RAW DATA:
************

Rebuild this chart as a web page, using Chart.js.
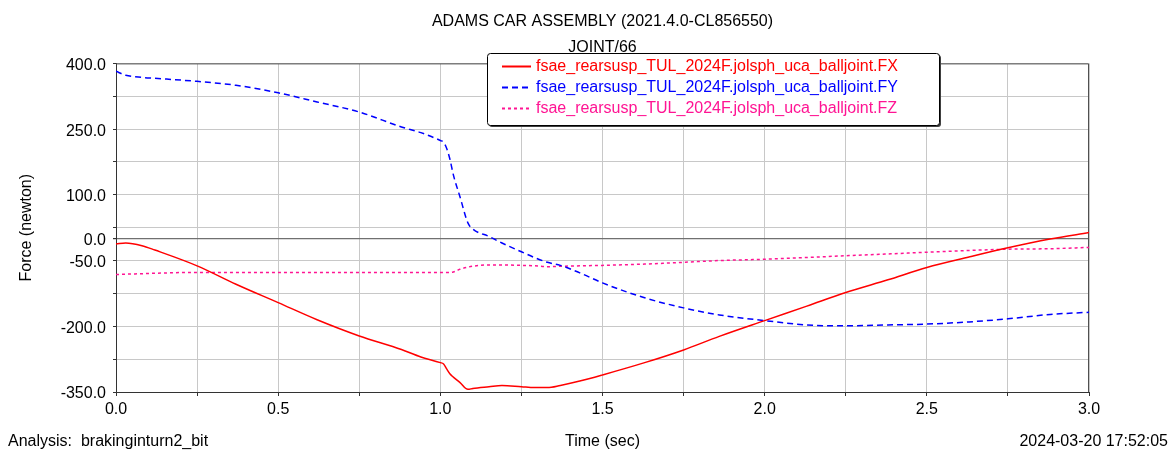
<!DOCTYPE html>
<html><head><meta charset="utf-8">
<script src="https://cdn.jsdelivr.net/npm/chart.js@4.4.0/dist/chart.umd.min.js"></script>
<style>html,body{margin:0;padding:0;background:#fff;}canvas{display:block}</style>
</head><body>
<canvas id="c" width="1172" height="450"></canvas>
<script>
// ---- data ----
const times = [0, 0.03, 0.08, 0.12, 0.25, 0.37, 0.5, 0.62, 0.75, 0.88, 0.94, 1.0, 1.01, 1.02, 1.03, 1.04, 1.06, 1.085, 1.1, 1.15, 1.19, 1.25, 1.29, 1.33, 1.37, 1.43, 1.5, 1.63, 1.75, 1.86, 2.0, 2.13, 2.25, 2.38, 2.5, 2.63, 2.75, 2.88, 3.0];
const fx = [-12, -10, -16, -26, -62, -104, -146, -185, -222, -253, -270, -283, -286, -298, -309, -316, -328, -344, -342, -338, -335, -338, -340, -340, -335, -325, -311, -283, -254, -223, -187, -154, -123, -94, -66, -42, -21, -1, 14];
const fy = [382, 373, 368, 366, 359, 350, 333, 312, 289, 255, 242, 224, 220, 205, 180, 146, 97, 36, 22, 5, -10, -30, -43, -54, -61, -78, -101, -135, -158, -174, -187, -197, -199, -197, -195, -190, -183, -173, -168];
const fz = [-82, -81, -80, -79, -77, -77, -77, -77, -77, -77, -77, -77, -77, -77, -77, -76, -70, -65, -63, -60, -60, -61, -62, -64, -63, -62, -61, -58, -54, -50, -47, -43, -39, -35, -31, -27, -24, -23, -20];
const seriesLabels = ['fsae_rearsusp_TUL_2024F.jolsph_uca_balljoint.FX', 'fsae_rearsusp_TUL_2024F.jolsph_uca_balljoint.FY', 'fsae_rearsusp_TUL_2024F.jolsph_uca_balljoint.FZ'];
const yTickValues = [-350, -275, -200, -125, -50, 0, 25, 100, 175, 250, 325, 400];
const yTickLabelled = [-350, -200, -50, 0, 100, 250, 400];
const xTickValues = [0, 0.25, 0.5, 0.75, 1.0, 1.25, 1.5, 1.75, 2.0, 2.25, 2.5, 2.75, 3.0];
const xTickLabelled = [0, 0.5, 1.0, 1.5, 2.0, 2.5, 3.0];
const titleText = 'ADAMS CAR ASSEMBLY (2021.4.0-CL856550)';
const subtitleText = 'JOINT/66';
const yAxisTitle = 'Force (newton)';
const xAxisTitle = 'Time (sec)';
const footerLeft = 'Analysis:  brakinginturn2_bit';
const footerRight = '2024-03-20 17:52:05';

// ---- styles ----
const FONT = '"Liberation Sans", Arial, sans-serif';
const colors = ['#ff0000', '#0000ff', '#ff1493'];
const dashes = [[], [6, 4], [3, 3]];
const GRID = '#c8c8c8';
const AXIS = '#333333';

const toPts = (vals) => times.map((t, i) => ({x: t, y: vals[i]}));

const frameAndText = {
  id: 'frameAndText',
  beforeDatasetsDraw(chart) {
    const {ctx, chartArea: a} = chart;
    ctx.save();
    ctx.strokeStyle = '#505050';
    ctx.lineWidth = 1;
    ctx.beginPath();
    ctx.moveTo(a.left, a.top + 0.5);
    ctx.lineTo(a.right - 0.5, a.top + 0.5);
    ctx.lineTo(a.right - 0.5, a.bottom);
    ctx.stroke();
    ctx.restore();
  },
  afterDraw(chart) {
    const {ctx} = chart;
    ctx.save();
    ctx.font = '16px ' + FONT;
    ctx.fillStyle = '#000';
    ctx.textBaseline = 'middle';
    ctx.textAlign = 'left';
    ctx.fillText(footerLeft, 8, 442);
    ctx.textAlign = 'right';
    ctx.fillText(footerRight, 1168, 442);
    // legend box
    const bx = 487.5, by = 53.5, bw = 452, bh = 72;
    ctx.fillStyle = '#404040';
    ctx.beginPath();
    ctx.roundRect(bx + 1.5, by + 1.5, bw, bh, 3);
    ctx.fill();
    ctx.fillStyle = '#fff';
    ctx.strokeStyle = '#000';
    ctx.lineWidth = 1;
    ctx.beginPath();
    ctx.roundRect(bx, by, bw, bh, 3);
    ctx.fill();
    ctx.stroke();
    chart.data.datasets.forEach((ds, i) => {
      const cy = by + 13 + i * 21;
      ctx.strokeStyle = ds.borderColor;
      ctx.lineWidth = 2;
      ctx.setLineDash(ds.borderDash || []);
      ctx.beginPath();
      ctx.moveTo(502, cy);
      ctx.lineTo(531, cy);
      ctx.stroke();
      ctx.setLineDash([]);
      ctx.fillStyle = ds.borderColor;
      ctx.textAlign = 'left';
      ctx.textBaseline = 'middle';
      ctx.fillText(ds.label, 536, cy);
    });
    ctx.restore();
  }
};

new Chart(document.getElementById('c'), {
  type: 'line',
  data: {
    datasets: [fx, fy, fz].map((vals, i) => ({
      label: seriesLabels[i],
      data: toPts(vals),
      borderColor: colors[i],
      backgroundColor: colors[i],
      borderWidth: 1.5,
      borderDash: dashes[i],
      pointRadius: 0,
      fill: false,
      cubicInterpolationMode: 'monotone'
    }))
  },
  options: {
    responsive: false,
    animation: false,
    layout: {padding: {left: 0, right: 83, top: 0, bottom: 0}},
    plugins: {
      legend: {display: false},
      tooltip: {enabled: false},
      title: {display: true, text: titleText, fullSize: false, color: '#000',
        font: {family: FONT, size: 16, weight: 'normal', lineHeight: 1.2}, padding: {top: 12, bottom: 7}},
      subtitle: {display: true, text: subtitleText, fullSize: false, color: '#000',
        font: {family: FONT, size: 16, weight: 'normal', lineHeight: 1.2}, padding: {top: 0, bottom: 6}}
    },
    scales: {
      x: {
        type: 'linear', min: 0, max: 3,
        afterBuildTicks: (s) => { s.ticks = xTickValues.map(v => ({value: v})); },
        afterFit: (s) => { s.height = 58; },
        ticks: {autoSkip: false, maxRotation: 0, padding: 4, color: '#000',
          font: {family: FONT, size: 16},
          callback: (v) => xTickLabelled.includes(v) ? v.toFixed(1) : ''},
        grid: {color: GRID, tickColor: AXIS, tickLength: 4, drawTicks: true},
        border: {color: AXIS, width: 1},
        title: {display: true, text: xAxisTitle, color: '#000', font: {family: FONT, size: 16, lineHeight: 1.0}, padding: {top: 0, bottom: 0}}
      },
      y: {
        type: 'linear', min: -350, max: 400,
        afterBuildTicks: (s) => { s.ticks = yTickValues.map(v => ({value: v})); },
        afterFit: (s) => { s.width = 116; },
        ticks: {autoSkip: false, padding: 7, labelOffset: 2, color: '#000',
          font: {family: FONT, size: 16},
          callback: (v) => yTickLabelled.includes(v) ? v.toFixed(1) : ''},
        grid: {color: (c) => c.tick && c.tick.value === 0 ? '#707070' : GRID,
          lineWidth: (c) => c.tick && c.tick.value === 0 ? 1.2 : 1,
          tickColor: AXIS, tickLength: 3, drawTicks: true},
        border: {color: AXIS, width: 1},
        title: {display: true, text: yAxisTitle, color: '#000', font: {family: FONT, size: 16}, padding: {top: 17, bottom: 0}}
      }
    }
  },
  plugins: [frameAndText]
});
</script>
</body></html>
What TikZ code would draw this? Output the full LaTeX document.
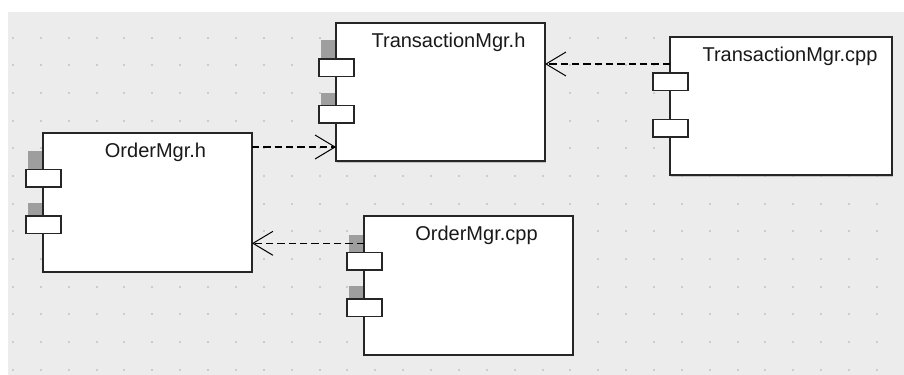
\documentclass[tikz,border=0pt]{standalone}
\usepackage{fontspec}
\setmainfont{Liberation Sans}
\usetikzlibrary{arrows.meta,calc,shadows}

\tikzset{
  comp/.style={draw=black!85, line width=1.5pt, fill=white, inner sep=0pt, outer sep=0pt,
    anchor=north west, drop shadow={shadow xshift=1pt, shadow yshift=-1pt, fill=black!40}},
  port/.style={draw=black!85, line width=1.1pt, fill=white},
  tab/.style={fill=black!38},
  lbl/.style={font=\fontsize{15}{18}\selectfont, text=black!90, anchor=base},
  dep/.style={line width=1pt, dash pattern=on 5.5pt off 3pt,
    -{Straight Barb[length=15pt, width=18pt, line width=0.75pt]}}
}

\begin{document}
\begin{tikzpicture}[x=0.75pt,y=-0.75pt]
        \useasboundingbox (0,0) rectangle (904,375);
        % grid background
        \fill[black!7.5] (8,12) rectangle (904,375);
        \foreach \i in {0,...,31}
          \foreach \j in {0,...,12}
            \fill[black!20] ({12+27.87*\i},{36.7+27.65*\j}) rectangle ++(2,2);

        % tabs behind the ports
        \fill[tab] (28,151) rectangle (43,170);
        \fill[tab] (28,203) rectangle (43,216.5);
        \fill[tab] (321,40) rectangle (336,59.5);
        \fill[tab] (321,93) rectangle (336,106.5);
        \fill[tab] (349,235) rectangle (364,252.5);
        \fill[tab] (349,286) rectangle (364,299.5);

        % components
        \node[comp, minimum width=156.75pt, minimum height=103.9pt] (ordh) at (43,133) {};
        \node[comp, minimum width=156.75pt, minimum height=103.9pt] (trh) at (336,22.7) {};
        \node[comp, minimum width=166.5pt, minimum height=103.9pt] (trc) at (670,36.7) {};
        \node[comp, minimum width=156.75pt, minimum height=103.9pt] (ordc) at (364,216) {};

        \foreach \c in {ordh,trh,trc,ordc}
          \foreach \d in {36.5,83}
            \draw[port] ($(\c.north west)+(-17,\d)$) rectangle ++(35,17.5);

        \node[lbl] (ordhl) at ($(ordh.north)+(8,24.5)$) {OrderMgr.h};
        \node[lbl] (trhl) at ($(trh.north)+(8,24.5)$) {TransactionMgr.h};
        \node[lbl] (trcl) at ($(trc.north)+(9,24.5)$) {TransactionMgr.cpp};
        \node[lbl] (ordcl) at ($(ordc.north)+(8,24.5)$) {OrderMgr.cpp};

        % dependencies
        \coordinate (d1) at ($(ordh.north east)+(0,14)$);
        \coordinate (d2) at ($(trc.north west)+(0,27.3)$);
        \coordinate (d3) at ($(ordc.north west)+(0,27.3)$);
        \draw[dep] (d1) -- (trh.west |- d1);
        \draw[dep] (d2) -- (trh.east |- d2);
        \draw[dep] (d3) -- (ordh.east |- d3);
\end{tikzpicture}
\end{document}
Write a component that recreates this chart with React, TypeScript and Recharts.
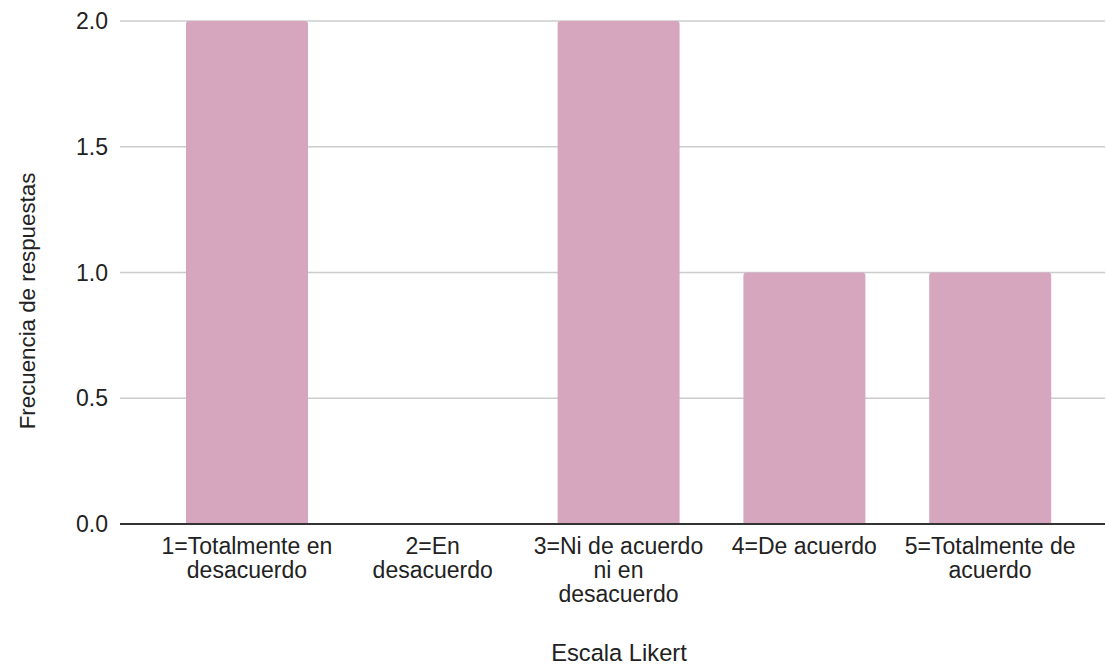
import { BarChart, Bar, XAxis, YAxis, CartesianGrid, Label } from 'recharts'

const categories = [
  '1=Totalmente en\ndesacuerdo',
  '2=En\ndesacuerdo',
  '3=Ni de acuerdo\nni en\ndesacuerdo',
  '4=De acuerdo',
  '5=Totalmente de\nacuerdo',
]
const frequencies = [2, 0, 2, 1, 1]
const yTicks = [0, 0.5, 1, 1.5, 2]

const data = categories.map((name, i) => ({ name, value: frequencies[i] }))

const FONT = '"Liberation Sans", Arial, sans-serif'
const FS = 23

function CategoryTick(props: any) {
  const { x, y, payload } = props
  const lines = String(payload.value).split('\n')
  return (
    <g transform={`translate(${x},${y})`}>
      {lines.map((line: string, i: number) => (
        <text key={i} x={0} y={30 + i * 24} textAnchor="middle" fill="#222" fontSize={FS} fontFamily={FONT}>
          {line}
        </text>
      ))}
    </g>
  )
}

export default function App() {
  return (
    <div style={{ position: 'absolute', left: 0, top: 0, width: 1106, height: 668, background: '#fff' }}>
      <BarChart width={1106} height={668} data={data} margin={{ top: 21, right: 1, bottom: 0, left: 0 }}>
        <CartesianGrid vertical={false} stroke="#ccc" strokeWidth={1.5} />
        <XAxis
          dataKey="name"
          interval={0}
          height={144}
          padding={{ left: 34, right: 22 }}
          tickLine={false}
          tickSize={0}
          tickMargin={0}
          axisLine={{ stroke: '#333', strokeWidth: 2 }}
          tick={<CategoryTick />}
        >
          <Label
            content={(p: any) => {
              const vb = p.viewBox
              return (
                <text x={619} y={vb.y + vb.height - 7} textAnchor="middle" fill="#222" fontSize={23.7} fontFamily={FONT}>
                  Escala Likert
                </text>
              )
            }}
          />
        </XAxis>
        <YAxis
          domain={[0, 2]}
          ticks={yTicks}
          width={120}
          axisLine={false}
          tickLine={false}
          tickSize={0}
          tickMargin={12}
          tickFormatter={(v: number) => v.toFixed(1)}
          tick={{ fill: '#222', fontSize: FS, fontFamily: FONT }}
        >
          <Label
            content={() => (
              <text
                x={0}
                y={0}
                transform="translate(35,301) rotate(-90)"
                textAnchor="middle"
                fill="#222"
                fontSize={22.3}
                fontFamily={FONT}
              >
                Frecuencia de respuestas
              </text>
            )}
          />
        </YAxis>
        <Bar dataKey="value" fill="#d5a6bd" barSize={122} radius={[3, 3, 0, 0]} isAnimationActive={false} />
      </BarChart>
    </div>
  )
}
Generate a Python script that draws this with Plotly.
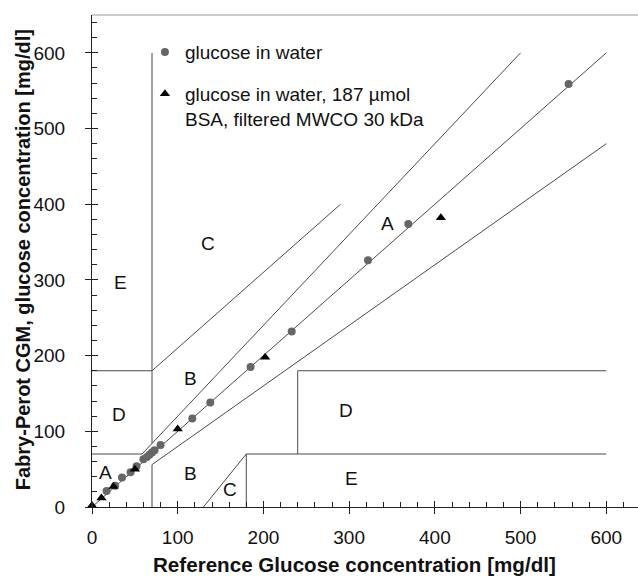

************

AIM: How many lines of the listing above include the word "that"? State the number and nothing else.

IN RESPONSE: 2